Each line of the data that includes the string "React" is to be copied out.

________

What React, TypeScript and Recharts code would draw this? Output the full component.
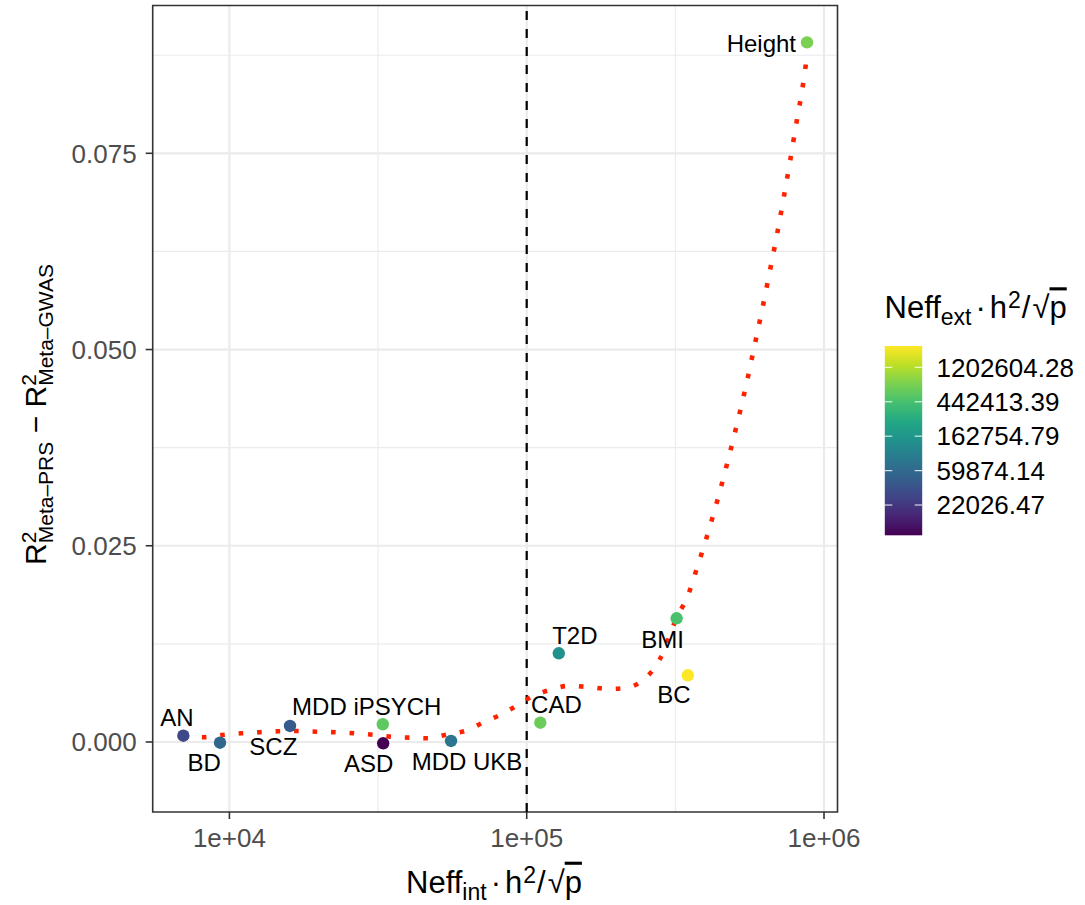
import React from 'react';
import { ComposedChart, Line, Scatter, XAxis, YAxis, CartesianGrid, ReferenceLine, ReferenceArea } from 'recharts';

const FONT = "'Liberation Sans', Arial, Helvetica, sans-serif";

// ---- data ----
const traits = ["AN", "BD", "SCZ", "MDD iPSYCH", "ASD", "MDD UKB", "CAD", "T2D", "BMI", "BC", "Height"];
const neffInt = [7000, 9300, 15990, 32800, 32900, 55650, 111100, 128200, 319300, 348300, 876600];
const r2Diff = [0.0008, -0.00009, 0.00204, 0.00226, -0.00017, 0.00013, 0.00246, 0.0113, 0.01576, 0.0085, 0.08913];
const neffExt = [30600, 56300, 42700, 570000, 9140, 78500, 636000, 143000, 457000, 2236000, 746000];

const smoothX = [7000, 8148, 9422, 11000, 12670, 14570, 16840, 19660, 22660, 26250, 30340, 34690, 40180, 46560, 53940, 62500, 71120, 81330, 92770, 104760, 119800, 137700, 160800, 187700, 215300, 246200, 270200, 288900, 302900, 320200, 344500, 377800, 412000, 445900, 479900, 514900, 550100, 584200, 620600, 657200, 694900, 731800, 769600, 807000, 848000, 876600];
const smoothY = [0.00066, 0.0006, 0.00089, 0.00111, 0.00124, 0.00136, 0.0014, 0.00131, 0.00124, 0.00111, 0.00093, 0.00068, 0.00055, 0.00047, 0.00096, 0.00144, 0.00246, 0.00344, 0.00463, 0.00586, 0.00663, 0.00714, 0.00701, 0.00676, 0.00688, 0.0079, 0.00956, 0.01157, 0.01364, 0.01594, 0.01819, 0.02271, 0.02729, 0.03188, 0.03652, 0.0412, 0.04588, 0.05054, 0.05526, 0.05998, 0.06466, 0.06934, 0.07411, 0.07882, 0.08354, 0.0874];

const xTicks = [10000, 100000, 1000000];
const xTickLabels = ["1e+04", "1e+05", "1e+06"];
const xMinor = [31622.78, 316227.8];
const yTicks = [0, 0.025, 0.05, 0.075];
const yTickLabels = ["0.000", "0.025", "0.050", "0.075"];
const yMinor = [0.0125, 0.0375, 0.0625, 0.0875];
const vLineAt = 100000;

const legendBreaks = [10, 11, 12, 13, 14]; // natural log values
const legendLabels = ["22026.47", "59874.14", "162754.79", "442413.39", "1202604.28"];

const xDomain = [5521, 1110000];
const yDomain = [-0.00892, 0.09383];

// label placement (pixel offsets of label centre from its point)
const labelPlace: Record<string, { dx: number; dy: number; anchor?: string }> = {
  "AN": { dx: -6.5, dy: -18.5 },
  "BD": { dx: -15.8, dy: 20.1 },
  "SCZ": { dx: -16.7, dy: 20.3 },
  "MDD iPSYCH": { dx: -16, dy: -18.1 },
  "ASD": { dx: -14.4, dy: 20 },
  "MDD UKB": { dx: 16, dy: 20.7 },
  "CAD": { dx: 16.1, dy: -18.7 },
  "T2D": { dx: 16.1, dy: -18 },
  "BMI": { dx: -14, dy: 20.9 },
  "BC": { dx: -13.8, dy: 19.4 },
  "Height": { dx: -11, dy: 0.6, anchor: "end" },
};

// ---- colour (viridis on log scale) ----
const viridis = ["#440154", "#482475", "#414487", "#355F8D", "#2A788E", "#21918C", "#22A884", "#44BF70", "#7AD151", "#BDDF26", "#FDE725"];
const lnMin = Math.log(Math.min(...neffExt));
const lnMax = Math.log(Math.max(...neffExt));
function hexToRgb(h: string) {
  const n = parseInt(h.slice(1), 16);
  return [(n >> 16) & 255, (n >> 8) & 255, n & 255];
}
function viridisAt(t: number) {
  const tt = Math.max(0, Math.min(1, t)) * (viridis.length - 1);
  const i = Math.min(viridis.length - 2, Math.floor(tt));
  const f = tt - i;
  const a = hexToRgb(viridis[i]);
  const b = hexToRgb(viridis[i + 1]);
  const c = a.map((v, k) => Math.round(v + (b[k] - v) * f));
  return `rgb(${c[0]},${c[1]},${c[2]})`;
}

const points = traits.map((name, i) => ({
  name,
  x: neffInt[i],
  y: r2Diff[i],
  color: viridisAt((Math.log(neffExt[i]) - lnMin) / (lnMax - lnMin)),
}));
const smooth = smoothX.map((x, i) => ({ x, y: smoothY[i] }));

// ---- grid generators using the axis scales ----
const l10 = (v: number) => Math.log10(v);
function vGen(vals: number[]) {
  return (p: any) => {
    const ax = p && p.xAxis;
    if (ax && typeof ax.scale === 'function') {
      const r = vals.map((v) => ax.scale(v));
      if (r.every((q: any) => Number.isFinite(q))) return r;
    }
    const o = p.offset;
    return vals.map((v) => o.left + ((l10(v) - l10(xDomain[0])) / (l10(xDomain[1]) - l10(xDomain[0]))) * o.width);
  };
}
function hGen(vals: number[]) {
  return (p: any) => {
    const ax = p && p.yAxis;
    if (ax && typeof ax.scale === 'function') {
      const r = vals.map((v) => ax.scale(v));
      if (r.every((q: any) => Number.isFinite(q))) return r;
    }
    const o = p.offset;
    return vals.map((v) => o.top + ((yDomain[1] - v) / (yDomain[1] - yDomain[0])) * o.height);
  };
}

const PointShape = (props: any) => {
  const { cx, cy, payload } = props;
  if (cx == null || cy == null) return null;
  return <circle cx={cx} cy={cy} r={6.2} fill={payload.color} />;
};

const LabelShape = (props: any) => {
  const { cx, cy, payload } = props;
  if (cx == null || cy == null) return null;
  const pl = labelPlace[payload.name] || { dx: 0, dy: -18 };
  return (
    <text
      x={cx + pl.dx}
      y={cy + pl.dy}
      dy="0.358em"
      textAnchor={(pl.anchor as any) || 'middle'}
      fontFamily={FONT}
      fontSize={24}
      fill="#000"
    >
      {payload.name}
    </text>
  );
};

const tickStyle = { fill: '#4D4D4D', fontSize: 26, fontFamily: FONT };

// legend geometry
const BAR_X = 884.8, BAR_W = 37.4, BAR_TOP = 346, BAR_BOT = 535.3;
const barY = (ln: number) => BAR_BOT - ((ln - lnMin) / (lnMax - lnMin)) * (BAR_BOT - BAR_TOP);

const TitleExpr = ({ sub }: { sub: string }) => (
  <>
    Neff<tspan fontSize={23} dy={7}>{sub}</tspan>
    <tspan dy={-7} dx={4}>·</tspan>
    <tspan dx={4}>h</tspan>
    <tspan fontSize={23} dy={-10} dx={1}>2</tspan>
    <tspan dy={10} dx={1}>/</tspan>
    <tspan dx={2}>√</tspan>
    <tspan style={{ textDecoration: 'overline' }}>p</tspan>
  </>
);

export default function App() {
  return (
    <div style={{ position: 'absolute', left: 0, top: 0, width: 1085, height: 905, background: '#fff' }}>
      <ComposedChart width={1085} height={905} margin={{ top: 5.5, right: 247.5, bottom: 53, left: 52.7 }}>
        <CartesianGrid
          stroke="#EBEBEB"
          strokeWidth={1.1}
          fill="none"
          verticalCoordinatesGenerator={vGen(xMinor)}
          horizontalCoordinatesGenerator={hGen(yMinor)}
        />
        <CartesianGrid
          stroke="#EBEBEB"
          strokeWidth={2.2}
          fill="none"
          verticalCoordinatesGenerator={vGen(xTicks)}
          horizontalCoordinatesGenerator={hGen(yTicks)}
        />
        <XAxis
          dataKey="x"
          type="number"
          scale="log"
          domain={xDomain}
          allowDataOverflow
          ticks={xTicks}
          interval={0}
          tickFormatter={(v: number) => xTickLabels[xTicks.findIndex((t) => Math.abs(t - v) / t < 1e-6)] ?? String(v)}
          height={40}
          tickSize={7}
          tickMargin={10}
          tick={tickStyle}
          axisLine={false}
          tickLine={{ stroke: '#333333', strokeWidth: 1.6 }}
        />
        <YAxis
          dataKey="y"
          type="number"
          domain={yDomain}
          allowDataOverflow
          ticks={yTicks}
          interval={0}
          tickFormatter={(v: number) => yTickLabels[yTicks.findIndex((t) => Math.abs(t - v) < 1e-9)] ?? String(v)}
          width={100}
          tickSize={7}
          tickMargin={9}
          tick={tickStyle}
          axisLine={false}
          tickLine={{ stroke: '#333333', strokeWidth: 1.6 }}
        />
        <ReferenceLine x={vLineAt} stroke="#000" strokeWidth={2.2} strokeDasharray="9 9" />
        <Line
          data={smooth}
          dataKey="y"
          type="monotone"
          stroke="#FF2200"
          strokeWidth={4.6}
          strokeDasharray="4.6 13.9"
          dot={false}
          activeDot={false}
          isAnimationActive={false}
        />
        <Scatter data={points} dataKey="y" shape={PointShape} isAnimationActive={false} />
        <Scatter data={points} dataKey="y" shape={LabelShape} isAnimationActive={false} />
        <ReferenceArea
          x1={xDomain[0]}
          x2={xDomain[1]}
          y1={yDomain[0]}
          y2={yDomain[1]}
          fill="none"
          fillOpacity={0}
          stroke="#333333"
          strokeWidth={1.6}
          ifOverflow="visible"
        />
      </ComposedChart>

      <svg width={1085} height={905} style={{ position: 'absolute', left: 0, top: 0, pointerEvents: 'none' }}>
        <defs>
          <linearGradient id="vir" x1="0" y1="1" x2="0" y2="0">
            {viridis.map((c, i) => (
              <stop key={i} offset={`${(i / (viridis.length - 1)) * 100}%`} stopColor={c} />
            ))}
          </linearGradient>
        </defs>

        {/* x axis title */}
        <text x={494} y={892.7} textAnchor="middle" fontFamily={FONT} fontSize={31} fill="#000">
          <TitleExpr sub="int" />
        </text>

        {/* y axis title */}
        <g transform="translate(46,414.5) rotate(-90)">
          <text x={0} y={0} textAnchor="middle" fontFamily={FONT} fontSize={30} fill="#000">
            R<tspan fontSize={21} dy={-10}>2</tspan>
            <tspan fontSize={21} dx={-11.7} dy={17}>Meta–PRS</tspan>
            <tspan dy={-7}> − R</tspan>
            <tspan fontSize={21} dy={-10}>2</tspan>
            <tspan fontSize={21} dx={-11.7} dy={17}>Meta–GWAS</tspan>
          </text>
        </g>

        {/* legend */}
        <text x={884.5} y={318.3} fontFamily={FONT} fontSize={31} fill="#000">
          <TitleExpr sub="ext" />
        </text>
        <rect x={BAR_X} y={BAR_TOP} width={BAR_W} height={BAR_BOT - BAR_TOP} fill="url(#vir)" />
        {legendBreaks.map((b, i) => {
          const y = barY(b);
          return (
            <g key={i}>
              <line x1={BAR_X} x2={BAR_X + 7.5} y1={y} y2={y} stroke="#fff" strokeWidth={1.2} strokeOpacity={0.8} />
              <line x1={BAR_X + BAR_W - 7.5} x2={BAR_X + BAR_W} y1={y} y2={y} stroke="#fff" strokeWidth={1.2} strokeOpacity={0.8} />
              <text x={936.5} y={y} dy="0.358em" fontFamily={FONT} fontSize={26} fill="#000">
                {legendLabels[i]}
              </text>
            </g>
          );
        })}
      </svg>
    </div>
  );
}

________

= Exercise answer =
What React, TypeScript and Recharts code would draw this? Output the full component.
import React from 'react';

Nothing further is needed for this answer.